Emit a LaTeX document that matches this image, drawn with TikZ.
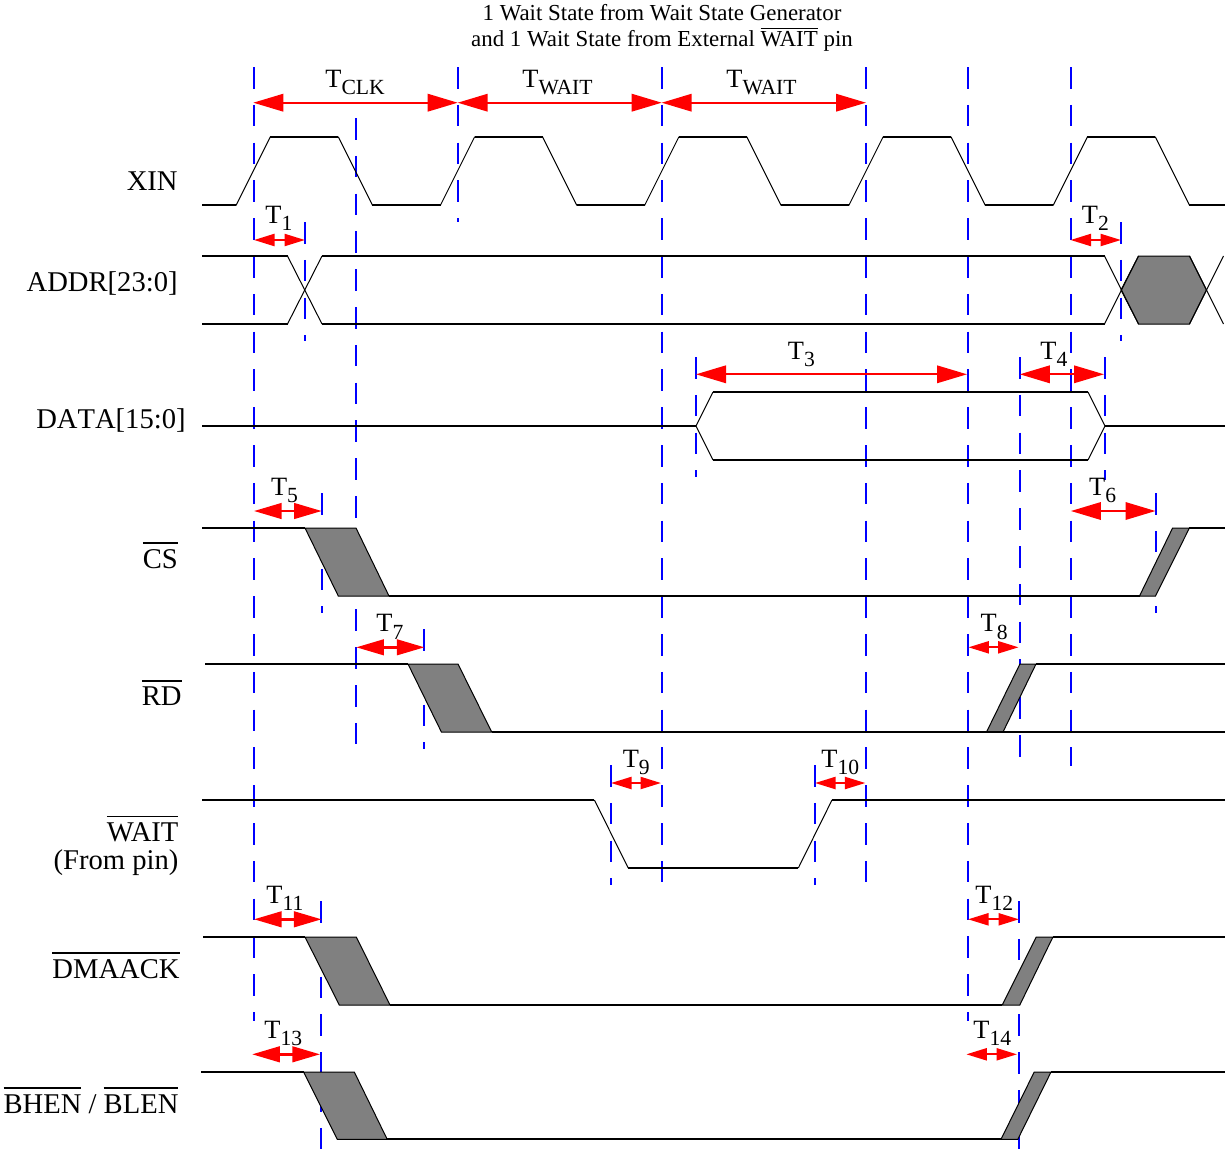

---

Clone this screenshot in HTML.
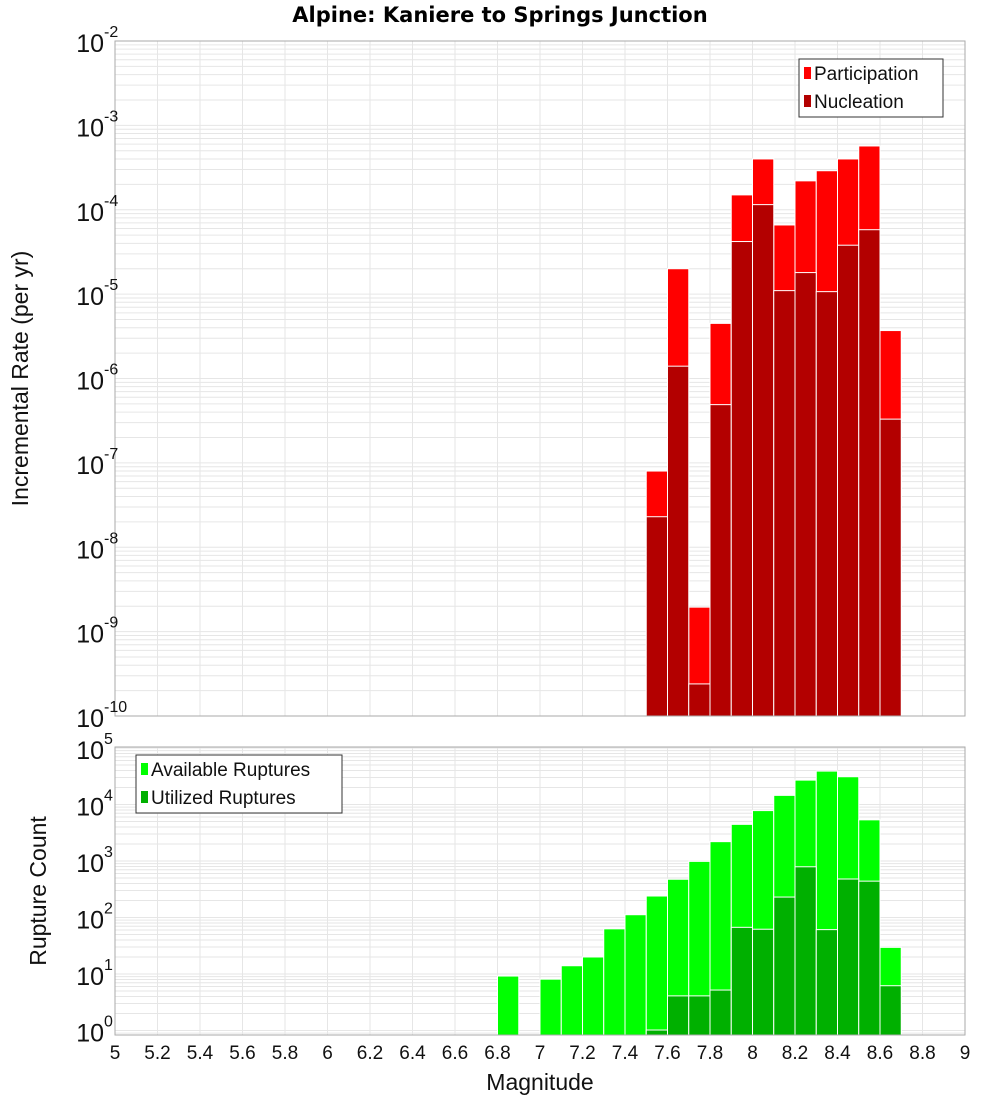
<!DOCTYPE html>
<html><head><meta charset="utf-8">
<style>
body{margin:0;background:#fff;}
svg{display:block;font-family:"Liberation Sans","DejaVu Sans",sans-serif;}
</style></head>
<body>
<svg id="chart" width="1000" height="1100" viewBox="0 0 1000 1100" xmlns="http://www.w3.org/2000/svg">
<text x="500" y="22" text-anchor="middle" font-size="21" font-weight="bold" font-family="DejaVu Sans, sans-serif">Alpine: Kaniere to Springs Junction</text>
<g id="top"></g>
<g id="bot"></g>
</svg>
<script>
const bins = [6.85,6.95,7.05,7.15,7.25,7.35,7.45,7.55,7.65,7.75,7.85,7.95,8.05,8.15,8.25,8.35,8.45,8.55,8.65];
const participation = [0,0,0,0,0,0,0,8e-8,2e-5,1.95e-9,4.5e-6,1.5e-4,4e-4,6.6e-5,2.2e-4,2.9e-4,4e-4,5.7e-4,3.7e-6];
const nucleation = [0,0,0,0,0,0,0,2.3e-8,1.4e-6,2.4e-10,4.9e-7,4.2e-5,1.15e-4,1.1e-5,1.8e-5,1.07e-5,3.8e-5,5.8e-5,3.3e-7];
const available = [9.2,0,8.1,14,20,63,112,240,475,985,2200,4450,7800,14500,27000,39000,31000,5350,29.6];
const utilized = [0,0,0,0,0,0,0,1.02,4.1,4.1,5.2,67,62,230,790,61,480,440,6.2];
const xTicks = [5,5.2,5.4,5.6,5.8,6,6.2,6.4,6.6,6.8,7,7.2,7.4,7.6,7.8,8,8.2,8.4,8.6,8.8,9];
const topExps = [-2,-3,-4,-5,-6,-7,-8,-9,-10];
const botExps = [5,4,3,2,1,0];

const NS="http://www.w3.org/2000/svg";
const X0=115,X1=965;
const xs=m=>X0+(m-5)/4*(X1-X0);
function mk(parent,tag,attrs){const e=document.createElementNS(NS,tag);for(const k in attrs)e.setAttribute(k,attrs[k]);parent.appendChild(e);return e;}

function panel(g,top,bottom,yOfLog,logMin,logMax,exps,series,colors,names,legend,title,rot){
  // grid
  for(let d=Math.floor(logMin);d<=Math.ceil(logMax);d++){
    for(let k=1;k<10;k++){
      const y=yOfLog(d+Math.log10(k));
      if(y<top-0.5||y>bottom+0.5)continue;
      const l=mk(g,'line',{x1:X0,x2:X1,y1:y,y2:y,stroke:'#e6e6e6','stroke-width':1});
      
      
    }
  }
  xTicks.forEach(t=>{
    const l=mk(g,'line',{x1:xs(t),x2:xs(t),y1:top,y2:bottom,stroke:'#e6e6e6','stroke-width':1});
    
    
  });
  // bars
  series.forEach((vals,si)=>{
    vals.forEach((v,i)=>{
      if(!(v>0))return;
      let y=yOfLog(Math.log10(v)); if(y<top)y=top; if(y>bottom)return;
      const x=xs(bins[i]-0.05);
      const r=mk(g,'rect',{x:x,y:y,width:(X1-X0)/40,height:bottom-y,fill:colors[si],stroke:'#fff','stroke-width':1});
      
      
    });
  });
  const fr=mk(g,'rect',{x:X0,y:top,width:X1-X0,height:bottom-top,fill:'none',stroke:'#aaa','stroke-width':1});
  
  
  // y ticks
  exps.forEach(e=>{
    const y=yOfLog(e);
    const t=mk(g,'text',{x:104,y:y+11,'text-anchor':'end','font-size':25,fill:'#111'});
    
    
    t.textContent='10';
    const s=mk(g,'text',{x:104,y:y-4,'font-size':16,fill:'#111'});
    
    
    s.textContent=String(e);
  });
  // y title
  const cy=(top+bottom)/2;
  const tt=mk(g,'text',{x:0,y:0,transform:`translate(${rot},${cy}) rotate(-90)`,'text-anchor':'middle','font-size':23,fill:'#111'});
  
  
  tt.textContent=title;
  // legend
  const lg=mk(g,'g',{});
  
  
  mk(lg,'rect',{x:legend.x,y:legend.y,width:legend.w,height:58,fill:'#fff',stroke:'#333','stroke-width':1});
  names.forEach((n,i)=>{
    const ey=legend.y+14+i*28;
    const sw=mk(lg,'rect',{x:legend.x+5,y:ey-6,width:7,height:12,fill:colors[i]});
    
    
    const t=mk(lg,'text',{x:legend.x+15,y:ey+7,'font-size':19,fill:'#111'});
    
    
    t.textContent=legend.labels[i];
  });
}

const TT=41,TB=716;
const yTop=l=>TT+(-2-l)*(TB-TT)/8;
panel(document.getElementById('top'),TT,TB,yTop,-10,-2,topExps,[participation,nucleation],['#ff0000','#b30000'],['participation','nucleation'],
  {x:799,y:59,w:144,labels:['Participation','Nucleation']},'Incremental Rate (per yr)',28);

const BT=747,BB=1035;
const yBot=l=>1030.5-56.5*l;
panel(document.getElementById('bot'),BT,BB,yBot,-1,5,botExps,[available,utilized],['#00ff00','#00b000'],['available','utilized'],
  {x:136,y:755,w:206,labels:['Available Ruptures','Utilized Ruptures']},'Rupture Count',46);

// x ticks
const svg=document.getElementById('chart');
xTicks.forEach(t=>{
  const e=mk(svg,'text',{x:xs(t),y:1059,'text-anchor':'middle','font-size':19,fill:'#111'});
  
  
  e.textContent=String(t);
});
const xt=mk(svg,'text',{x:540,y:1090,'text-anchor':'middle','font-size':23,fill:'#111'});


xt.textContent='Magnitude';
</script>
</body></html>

### [PROMPT]
Nothing but the lines from the one containing "Clone this screenshot in HTML." through the one containing "const botExps = [5,4,3,2,1,0];" should be written out, exactly and with both ends. Pictures are left out.

### [WRITTEN REPLY]
Clone this screenshot in HTML.
<!DOCTYPE html>
<html><head><meta charset="utf-8">
<style>
body{margin:0;background:#fff;}
svg{display:block;font-family:"Liberation Sans","DejaVu Sans",sans-serif;}
</style></head>
<body>
<svg id="chart" width="1000" height="1100" viewBox="0 0 1000 1100" xmlns="http://www.w3.org/2000/svg">
<text x="500" y="22" text-anchor="middle" font-size="21" font-weight="bold" font-family="DejaVu Sans, sans-serif">Alpine: Kaniere to Springs Junction</text>
<g id="top"></g>
<g id="bot"></g>
</svg>
<script>
const bins = [6.85,6.95,7.05,7.15,7.25,7.35,7.45,7.55,7.65,7.75,7.85,7.95,8.05,8.15,8.25,8.35,8.45,8.55,8.65];
const participation = [0,0,0,0,0,0,0,8e-8,2e-5,1.95e-9,4.5e-6,1.5e-4,4e-4,6.6e-5,2.2e-4,2.9e-4,4e-4,5.7e-4,3.7e-6];
const nucleation = [0,0,0,0,0,0,0,2.3e-8,1.4e-6,2.4e-10,4.9e-7,4.2e-5,1.15e-4,1.1e-5,1.8e-5,1.07e-5,3.8e-5,5.8e-5,3.3e-7];
const available = [9.2,0,8.1,14,20,63,112,240,475,985,2200,4450,7800,14500,27000,39000,31000,5350,29.6];
const utilized = [0,0,0,0,0,0,0,1.02,4.1,4.1,5.2,67,62,230,790,61,480,440,6.2];
const xTicks = [5,5.2,5.4,5.6,5.8,6,6.2,6.4,6.6,6.8,7,7.2,7.4,7.6,7.8,8,8.2,8.4,8.6,8.8,9];
const topExps = [-2,-3,-4,-5,-6,-7,-8,-9,-10];
const botExps = [5,4,3,2,1,0];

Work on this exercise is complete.